III-Nitrides based light-emitting diodes (LED) have greatly attracted considerable attention due to their use in a range of applications for illumination and are often operated at high drive currents to achieve high emission powers. In order to have enough emission optical powers, LEDs with high internal quantum efficiency (IQE) and light extraction efficiency (LEE) as well as external quantum efficiency (EQE) are required. In this work, first, we explored the optical and material properties of GaN-based polar and semipolar blue LEDs grown on c-plane patterned sapphire substrate (PSS) and free-standing GaN (FS-GaN) substrate, respectively. By analyzing these properties, we were be able to achieve high IQE, LEE, and EQE values using novel designs of the epi structure and LED package.

At UCSB, by using a novel vertical transparent ZnO-stand LED (VT-LED) package to reduce the loss of photons in the absorptive materials (p-type GaN, indium-tin oxide, and silver header, etc.), high LEE of 76 and 75% can be achieved for GaN-based LEDs grown on PSS and FS-GaN substrate, respectively. In this study, we also find a close agreement between simulating and experimental results.
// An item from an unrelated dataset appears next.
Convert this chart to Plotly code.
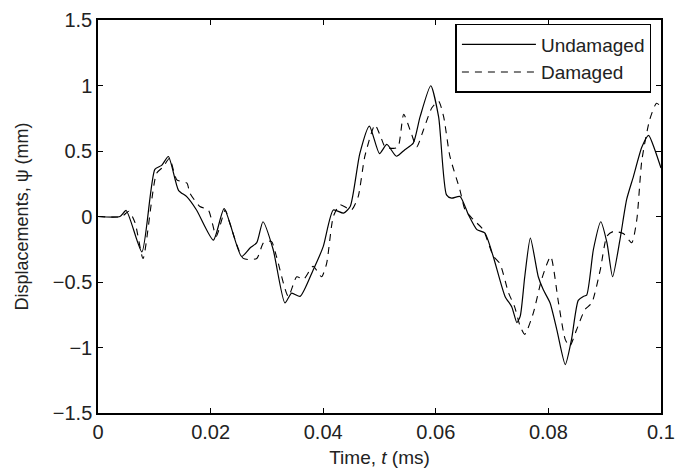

On the other hand, in order to achieve high IQE and EQE for blue LEDs at high current densities (> 100 A/cm2), low-carrier-density structure design is the key to address efficiency droop (J-droop) and thermal droop (T-droop), in which IQE decreases with increasing the injection current and temperature. A compositionally step-graded (CSG) InGaN quantum barrier (QB) and a single 12-nm-thick quantum well (SQW) structure have been applied in polar (0001) and semipolar (2021) blue LEDs, respectively, to mitigate Shockley-Read-Hall (SRH) and Auger recombination, and carrier leakage by lowering the carrier density in the active region of the LED. As a consequence, high EQE of ∼ 46 and 50% and low thermal droop ratios of ∼ 16 and 10% (when the temperature is elevated from 20 to 100°C) can be achieved for polar (0001) and semipolar (2021) blue LEDs, respectively, at the current density of 100 A/cm2.

Also, some material characterizations have been done to investigate material properties of polar (0001) and semipolar (202-1-) GaN-Based LEDs.